Still, this inversion of power — in the 1978 film, Sanjeev Kumar was the boss — is one of the things that makes this remake interesting. The other is Vedika. In the older film, it was a love marriage. Here, it’s not. When Abhinav goes to meet Vedika, he looks at a parrot in a cage. But it’s not that he’s a major player, who fears the ball and chain of marriage. She, actually, has played around more. She’s had a boyfriend. She’s had sex. (I had a big laugh imagining Vidya Sinha playing this version of the wife.) She’s given rebellion a shot. Now, she says, she’s ready for a little repression.

The early excitement of marriage — the film is set in Kanpur — soon sours into routine, and when Tapasya comes (by train!) looking for a plot of land, Abhinav is only too ready to try out a new toy. The great conceit of Pati Patni Aur Woh is that the man isn’t actually looking for sex. He’s too middle-class for that. You know how in airports, we look at, say, shiny-new office bags — which are way beyond our pay grade — because the bag that hangs from our shoulder is a bit frayed around the edges? That’s what it’s like for Abhinav. It’s not that he hates his office bag. It’s just that he can’t help longing for a better model (though I couldn’t see why Tapasya would be drawn to this man).
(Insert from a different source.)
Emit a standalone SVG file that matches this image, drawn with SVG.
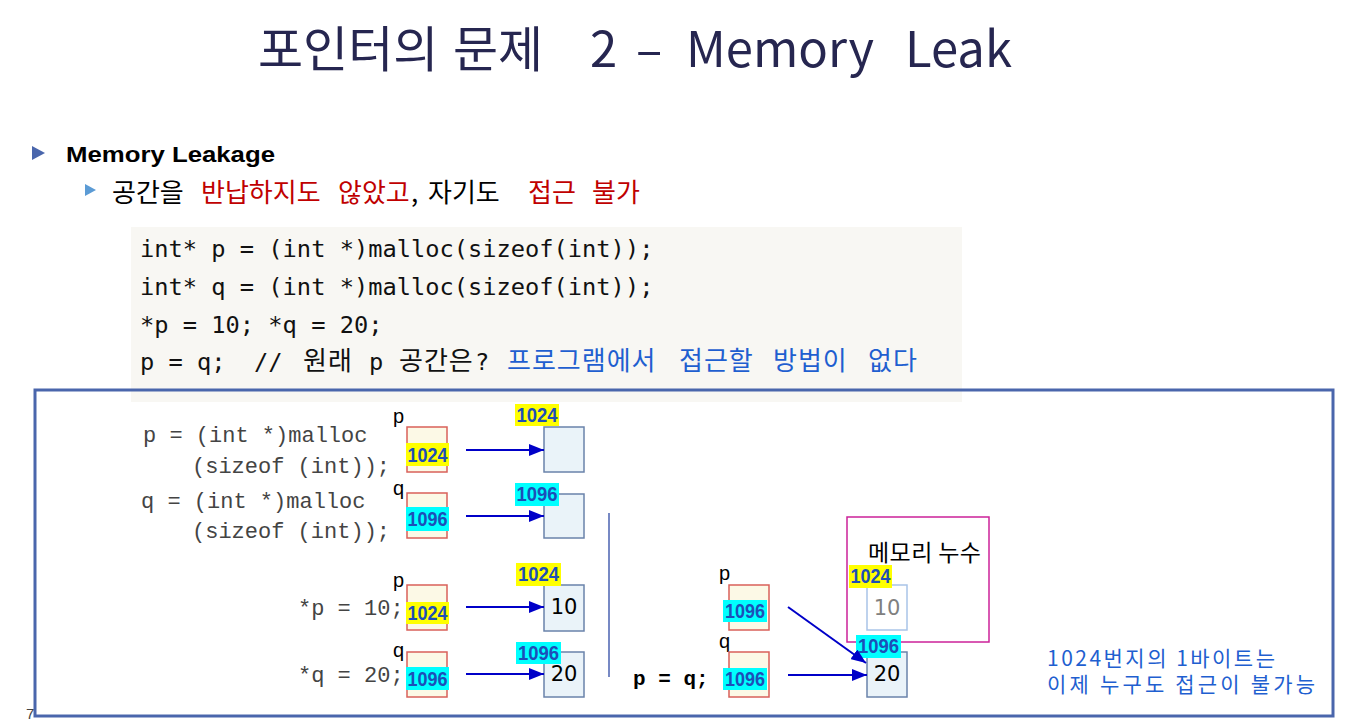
<svg xmlns="http://www.w3.org/2000/svg" width="1345" height="724" viewBox="0 0 1345 724">
<style>
.kr{font-family:"Noto Sans CJK KR","Noto Sans",sans-serif}
.code{font-family:"DejaVu Sans Mono","Noto Sans CJK KR",monospace;font-size:23.7px;fill:#111}
.ckr{font-family:"Noto Sans CJK KR",sans-serif;font-size:26px;letter-spacing:1px}
.cour{font-family:"Liberation Mono","Noto Sans CJK KR",monospace;font-size:22px;fill:#444}
.lbl{font-family:"Liberation Sans",Arial,sans-serif;font-size:20px;fill:#000}
.addr{font-family:"Liberation Sans",Arial,sans-serif;font-weight:bold;font-size:21px;fill:#1D4FB8;text-anchor:middle}
.ptr{fill:#FCF9E6;stroke:#D9605A;stroke-width:1.5}
.mem{fill:#EAF3F9;stroke:#6A83AA;stroke-width:1.5}
.val{font-family:"DejaVu Sans",Verdana,sans-serif;font-size:21px;text-anchor:middle;fill:#000}
.yl{fill:#FFFF00}
.cy{fill:#00FFFF}
.arrow{stroke:#0000C8;stroke-width:2;fill:none;marker-end:url(#ah)}
.red{fill:#C00000}
.blue{fill:#1F5FD0}
</style>
<defs>
<marker id="ah" markerUnits="userSpaceOnUse" markerWidth="16" markerHeight="12" refX="15" refY="6" orient="auto">
<path d="M0,0 L15,6 L0,12 z" fill="#0000C8"/>
</marker>
</defs>
<rect width="1345" height="724" fill="#FFFFFF"/>

<g id="title">
<text class="kr" y="67" font-size="49" fill="#262650"><tspan x="258">포인터의</tspan><tspan x="453">문제</tspan><tspan x="590">2</tspan><tspan x="636">–</tspan><tspan x="686">Memory</tspan><tspan x="905">Leak</tspan></text>
</g>

<g id="bullet1">
<polygon points="32,146 45,153 32,160" fill="#4A66AC"/>
<text x="66" y="162" font-family="'Liberation Sans',Arial,sans-serif" font-weight="bold" font-size="22" fill="#000" textLength="209" lengthAdjust="spacingAndGlyphs">Memory Leakage</text>
</g>
<g id="bullet2">
<polygon points="85,184 96,190 85,196" fill="#5B9BD5"/>
<text class="kr" y="202" font-size="26" fill="#000"><tspan x="112">공간을</tspan><tspan x="201" class="red">반납하지도</tspan><tspan x="338" class="red">않았고</tspan><tspan x="411">,</tspan><tspan x="428">자기도</tspan><tspan x="528" class="red">접근</tspan><tspan x="592" class="red">불가</tspan></text>
</g>

<g id="codeblock">
<rect x="131" y="227" width="831" height="175" fill="#F8F7F3"/>
<text class="code" x="140" y="257">int* p = (int *)malloc(sizeof(int));</text>
<text class="code" x="140" y="295">int* q = (int *)malloc(sizeof(int));</text>
<text class="code" x="140" y="333">*p = 10; *q = 20;</text>
<text class="code" y="370"><tspan x="140">p = q;</tspan><tspan x="254">//</tspan><tspan x="303" class="ckr">원래</tspan><tspan x="369">p</tspan><tspan x="399" class="ckr">공간은</tspan><tspan x="475">?</tspan><tspan x="507" class="ckr blue">프로그램에서</tspan><tspan x="679" class="ckr blue">접근할</tspan><tspan x="773" class="ckr blue">방법이</tspan><tspan x="868" class="ckr blue">없다</tspan></text>
</g>

<rect id="frame" x="35" y="390" width="1298" height="326" fill="none" stroke="#4A66AC" stroke-width="3"/>
<text x="26" y="719" font-family="'Liberation Sans',Arial,sans-serif" font-size="15" fill="#444">7</text>

<g id="code-left">
<text class="cour" x="143" y="442">p = (int *)malloc</text>
<text class="cour" x="192" y="473">(sizeof (int));</text>
<text class="cour" x="141" y="508">q = (int *)malloc</text>
<text class="cour" x="192" y="538">(sizeof (int));</text>
<text class="cour" x="298" y="615">*p = 10;</text>
<text class="cour" x="298" y="682">*q = 20;</text>
<text x="633" y="685" font-family="'Liberation Mono',monospace" font-weight="bold" font-size="21" fill="#000">p = q;</text>
</g>

<line id="separator" x1="609" y1="513" x2="609" y2="677" stroke="#4A62B0" stroke-width="1.5"/>

<g id="row1-p">
<text class="lbl" x="393" y="423">p</text>
<rect class="ptr" x="407" y="427" width="40" height="45"/>
<rect class="yl" x="406" y="443" width="43" height="23"/>
<text class="addr" x="427.5" y="462" textLength="40" lengthAdjust="spacingAndGlyphs">1024</text>
</g>
<g id="row1-mem">
<rect class="mem" x="544" y="427" width="40" height="45"/>
<rect class="yl" x="515" y="404" width="44" height="22"/>
<text class="addr" x="537" y="422" textLength="41" lengthAdjust="spacingAndGlyphs">1024</text>
</g>

<g id="row2-q">
<text class="lbl" x="393" y="495">q</text>
<rect class="ptr" x="407" y="493" width="40" height="45"/>
<rect class="cy" x="406" y="507" width="43" height="24"/>
<text class="addr" x="427.5" y="526" textLength="40" lengthAdjust="spacingAndGlyphs">1096</text>
</g>
<g id="row2-mem">
<rect class="mem" x="544" y="494" width="40" height="44"/>
<rect class="cy" x="515" y="483" width="44" height="23"/>
<text class="addr" x="537" y="501" textLength="41" lengthAdjust="spacingAndGlyphs">1096</text>
</g>

<g id="row3-p">
<text class="lbl" x="393" y="587">p</text>
<rect class="ptr" x="407" y="585" width="40" height="45"/>
<rect class="yl" x="406" y="602" width="43" height="22"/>
<text class="addr" x="427.5" y="620" textLength="40" lengthAdjust="spacingAndGlyphs">1024</text>
</g>
<g id="row3-mem">
<rect class="mem" x="544" y="585" width="40" height="46"/>
<text class="val" x="564" y="614">10</text>
<rect class="yl" x="516" y="563" width="45" height="23"/>
<text class="addr" x="538.5" y="581" textLength="41" lengthAdjust="spacingAndGlyphs">1024</text>
</g>

<g id="row4-q">
<text class="lbl" x="393" y="657">q</text>
<rect class="ptr" x="407" y="652" width="40" height="45"/>
<rect class="cy" x="406" y="667" width="43" height="23"/>
<text class="addr" x="427.5" y="686" textLength="40" lengthAdjust="spacingAndGlyphs">1096</text>
</g>
<g id="row4-mem">
<rect class="mem" x="544" y="652" width="40" height="45"/>
<text class="val" x="564" y="681">20</text>
<rect class="cy" x="516" y="642" width="45" height="22"/>
<text class="addr" x="538.5" y="660" textLength="41" lengthAdjust="spacingAndGlyphs">1096</text>
</g>

<g id="right-p">
<text class="lbl" x="719" y="580">p</text>
<rect class="ptr" x="729" y="585" width="40" height="45"/>
<rect class="cy" x="723" y="600" width="44" height="22"/>
<text class="addr" x="745" y="618" textLength="40" lengthAdjust="spacingAndGlyphs">1096</text>
</g>
<g id="right-q">
<text class="lbl" x="719" y="648">q</text>
<rect class="ptr" x="729" y="652" width="40" height="45"/>
<rect class="cy" x="723" y="668" width="44" height="22"/>
<text class="addr" x="745" y="686" textLength="40" lengthAdjust="spacingAndGlyphs">1096</text>
</g>

<g id="leak">
<rect x="847" y="517" width="142" height="125" fill="none" stroke="#CC2299" stroke-width="1.5"/>
<text class="kr" x="868" y="561" font-size="23" fill="#000" textLength="113" lengthAdjust="spacing">메모리 누수</text>
<rect x="867" y="585" width="40" height="45" fill="#FFFFFF" stroke="#A9C4E8" stroke-width="1.5"/>
<text class="val" x="887" y="615" style="fill:#808080">10</text>
<rect class="yl" x="849" y="565" width="43" height="23"/>
<text class="addr" x="870.5" y="583" textLength="40" lengthAdjust="spacingAndGlyphs">1024</text>
</g>

<g id="right-mem">
<rect class="mem" x="867" y="652" width="40" height="45"/>
<text class="val" x="887" y="681">20</text>
<rect class="cy" x="856" y="635" width="45" height="23"/>
<text class="addr" x="878.5" y="653" textLength="41" lengthAdjust="spacingAndGlyphs">1096</text>
</g>

<g id="note">
<text class="kr blue" x="1047" y="666" font-size="21" textLength="228" lengthAdjust="spacing">1024번지의 1바이트는</text>
<text class="kr blue" x="1047" y="692" font-size="21" textLength="268" lengthAdjust="spacing">이제 누구도 접근이 불가능</text>
</g>

<g id="connectors">
<line class="arrow" x1="466" y1="450" x2="544" y2="450"/>
<line class="arrow" x1="466" y1="516" x2="544" y2="516"/>
<line class="arrow" x1="466" y1="607" x2="544" y2="607"/>
<line class="arrow" x1="466" y1="674" x2="544" y2="674"/>
<line class="arrow" x1="788" y1="675" x2="867" y2="675"/>
<line class="arrow" x1="788" y1="607" x2="866" y2="663"/>
</g>
</svg>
Yes, there’s a (cleverly placed) nod to Thande thande paani, and the broad arc of the narrative is the same — but Mudassar Aziz tweaks the story at all the right points. I liked it that three years after marriage, Vedika hasn’t had a child. She has dreams of moving to Delhi. These small touches add colour to the character. Bhumi is good. Her “small-town” accent keeps slipping (as does Kartik’s), but she does so much for Vedika that, by the end, you wish she’d dump Abhinav and find a man who truly deserves her. I loved the way — after finding out about Tapasya — she tosses off the line: Zamana kultaon ka hai. You’re unsure if she’s calling Tapasya a slut, or if she’s saying she wants to be one after obeying the “rules of wifedom” for so long. The film doesn’t judge her one bit.

I wished for more laughs, though. As Abhinav’s best friend, Fahim, Aparshakti Khurana steals every scene he’s in. There’s a running gag about this girl, Neha, whom Abhinav was in love with. The point where Fahim, at the end of his tether, compares Neha to a naagin, I lost it. It’s probably the loudest I’ve laughed in the theatres this year. But the student (Shubham Kumar) who falls for Vedika isn’t written very well, and the second-half shenanigans could have used a lot more inspiration, especially after Abhinav’s moustache comes off and the character loses his uncle-ness. The film can’t decide whether to go after farce (like the similarly themed Micki and Maude, and its Tamil remake, Rettai Vaal Kuruvi) or drama, with small lectures and a wimpy ending. It settles for a middle-zone. It settles for not-bad. It settles for being the movie equivalent of Kartik Aaryan, who’s pleasant and watchable but lacks that thing that makes you go wow!